We're going to keep trying to grow organically. We're going to ke,ep
trying to drive efficiency and productivity and keep managing cost per
visit down the way we have, and we're going to keep trying to be the
best home health and hospice operators that we can be in the country."
It's hard to believe executives want us to be the best hospice given they stopped many distinctive services our site once offered. Working for Kindred has been a walk back in time for efficiency and productivity. Before Kindred our hospice was far and away the best in our community. People lined up to work at our site. That's no longer the case.
"We, quite frankly, like to look for undervalued assets that we can --
maybe even be dilutive in the short term that we can help grow, and so
we're always looking for those kinds of opportunities. We continue to
look at the hospice and the community care side of the world. But I
don't know that it changes anything really about how we were thinking
about home health in terms of M&A. We've been in pretty good shape
with what our platform looks like for a while and just want to continue
to run our business efficiently."
We prefer Kindred executives be occupied by big deals. Any time executives showed up at our site they made things worse. I pray they stay away.
"I'd like to start my comments, as I usually do, by expanding --
extending my deep appreciation, on behalf of our entire leadership team,
to our more than 100,000 teammates across the country.

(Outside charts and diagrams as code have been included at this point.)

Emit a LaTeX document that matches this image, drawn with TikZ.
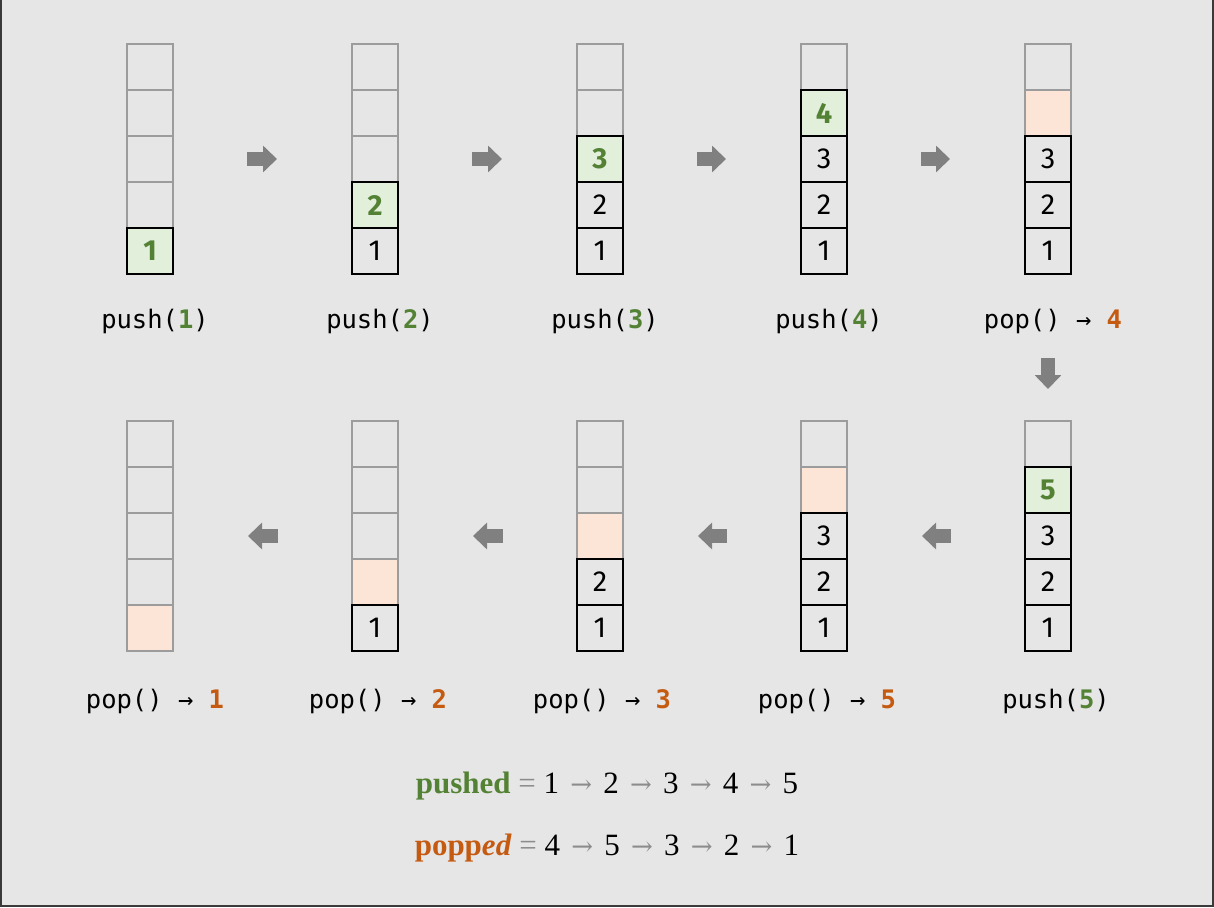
\documentclass[tikz,border=0pt]{standalone}
\usepackage{fontspec}
\setmainfont{Liberation Serif}
\setsansfont{Fira Sans}
\setmonofont{DejaVu Sans Mono}
\newfontfamily\arrowfont{DejaVu Serif}
\usetikzlibrary{arrows.meta}
\definecolor{bgGray}{HTML}{E6E6E6}
\definecolor{frameGray}{HTML}{3A3A3A}
\definecolor{emptyGray}{HTML}{9C9C9C}
\definecolor{arrowGray}{HTML}{808080}
\definecolor{symGray}{HTML}{8C8C8C}
\definecolor{pushGreen}{HTML}{548235}
\definecolor{pushFill}{HTML}{E2EFDA}
\definecolor{popOrange}{HTML}{C55A11}
\definecolor{popFill}{HTML}{FCE4D6}
\newcommand{\nxt}{\hspace{3.5pt}{\color{symGray}\arrowfont\fontsize{26}{26}\selectfont→}\hspace{3.5pt}}

\begin{document}
\begin{tikzpicture}[
		x = 1pt, y = -1pt,
		cell/.style = {
			draw,
			rectangle,
			minimum size = 46pt,
			inner sep = 0pt,
			font = \sffamily\fontsize{29}{29}\selectfont,
		},
		celle/.style = {cell, draw = emptyGray, line width = 1.5pt},
		celln/.style = {cell, draw = black, line width = 2pt},
		cellg/.style = {celln, fill = pushFill, text = pushGreen, font = \sffamily\bfseries\fontsize{29}{29}\selectfont},
		cellp/.style = {celle, fill = popFill},
		oplabel/.style = {font = \ttfamily\fontsize{25.5}{25.5}\selectfont},
		formula/.style = {font = \fontsize{31}{31}\selectfont},
		flow/.style = {
			draw = arrowGray,
			line width = 14pt,
			-{Triangle[length = 14pt, width = 26pt]},
			shorten <= 97pt,
			shorten >= 98pt,
		}
	]
	\useasboundingbox (0,0) rectangle (1214,907);
	\fill[bgGray] (0,0) rectangle (1214,907);
	\draw[frameGray, line width = 2pt] (1,0) -- (1,906) -- (1213,906) -- (1213,0);

	% stacks, cells listed from top to bottom
	\foreach \i/\cx/\ytop/\cells in {
			1/150/44/{e/{},e/{},e/{},e/{},g/1},
			2/375/44/{e/{},e/{},e/{},g/2,n/1},
			3/600/44/{e/{},e/{},g/3,n/2,n/1},
			4/824/44/{e/{},g/4,n/3,n/2,n/1},
			5/1048/44/{e/{},p/{},n/3,n/2,n/1},
			6/1048/421/{e/{},g/5,n/3,n/2,n/1},
			7/824/421/{e/{},p/{},n/3,n/2,n/1},
			8/600/421/{e/{},e/{},p/{},n/2,n/1},
			9/375/421/{e/{},e/{},e/{},p/{},n/1},
			10/150/421/{e/{},e/{},e/{},e/{},p/{}}}
		{
			\foreach \t/\v [count = \k] in \cells
				\node [cell\t] (s\i-\k) at (\cx, \ytop + \k*46 - 23) {\v};
		}

	% labels
	\node [oplabel] (l1) at (155,321) {push({\color{pushGreen}\bfseries 1})};
	\node [oplabel] (l2) at (380,321) {push({\color{pushGreen}\bfseries 2})};
	\node [oplabel] (l3) at (605,321) {push({\color{pushGreen}\bfseries 3})};
	\node [oplabel] (l4) at (829,321) {push({\color{pushGreen}\bfseries 4})};
	\node [oplabel] (l5) at (1053,321) {pop() → {\color{popOrange}\bfseries 4}};
	\node [oplabel] (l6) at (1056,701) {push({\color{pushGreen}\bfseries 5})};
	\node [oplabel] (l7) at (827,701) {pop() → {\color{popOrange}\bfseries 5}};
	\node [oplabel] (l8) at (602,701) {pop() → {\color{popOrange}\bfseries 3}};
	\node [oplabel] (l9) at (378,701) {pop() → {\color{popOrange}\bfseries 2}};
	\node [oplabel] (l10) at (155,701) {pop() → {\color{popOrange}\bfseries 1}};

	% steps
	\draw [flow] (s1-3.center) to (s2-3.center);
	\draw [flow] (s2-3.center) to (s3-3.center);
	\draw [flow] (s3-3.center) to (s4-3.center);
	\draw [flow] (s4-3.center) to (s5-3.center);
	\draw [flow, shorten <= 107pt, shorten >= 55pt] (s5-5.center) to (s6-1.center);
	\draw [flow] (s6-3.center) to (s7-3.center);
	\draw [flow] (s7-3.center) to (s8-3.center);
	\draw [flow] (s8-3.center) to (s9-3.center);
	\draw [flow] (s9-3.center) to (s10-3.center);

	% sequences
	\node [formula] (pushed) at (607,786) {{\color{pushGreen}\bfseries pushed} {\color{symGray}=} 1 \nxt{} 2 \nxt{} 3 \nxt{} 4 \nxt{} 5};
	\node [formula] (popped) at (607,848) {{\color{popOrange}\bfseries popp\textit{ed}} {\color{symGray}=} 4 \nxt{} 5 \nxt{} 3 \nxt{} 2 \nxt{} 1};
\end{tikzpicture}
\end{document}
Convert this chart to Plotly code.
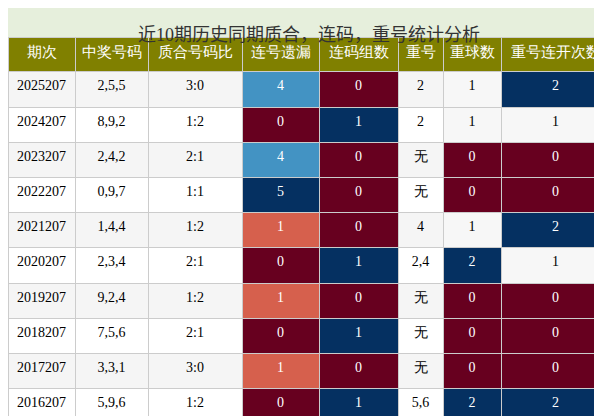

Each day, our
partners at Kindred work incredibly hard to improve the lives of the
more than 1 million patients we care for annually. The excellent care
delivery and clinical outcomes we generate are the direct result of
their efforts."
When Kindred bought Gentiva the combined company had more than 109,000 teammates. There are 9,000 less of us. For those remaining do you feel respected and rewarded for working incredibly hard to improve the lives of your patients? I hesitate to speak for everyone at our hospice but the majority don't feel Kindred is a good, caring employer.
We love the work, our patients, our coworkers and set aside Kindred's bad management. We rise above to serve. Hospice truly is a calling, something you wouldn't sense from this quarterly earnings call.
Hospice length of stay went up from 91 to 94 days. For the quarter company wide hospice census fell 1.9%.
These are not numbers to us. They are people, families, and friends dealing with harder aspects of life, it's ending. There is only one way. That's through, not around. It's hard to hear some things. One can be richer (non-monetary), wiser and more peaceful from the simple act of listening and honoring one person.
Kindred executives want to give hospice more attention. That's historically been a very bad thing at our hospice. Every time they chose to go around, not through. Management misdiagnosis leads to mistreatment, which carries additional complications. From that we suffer.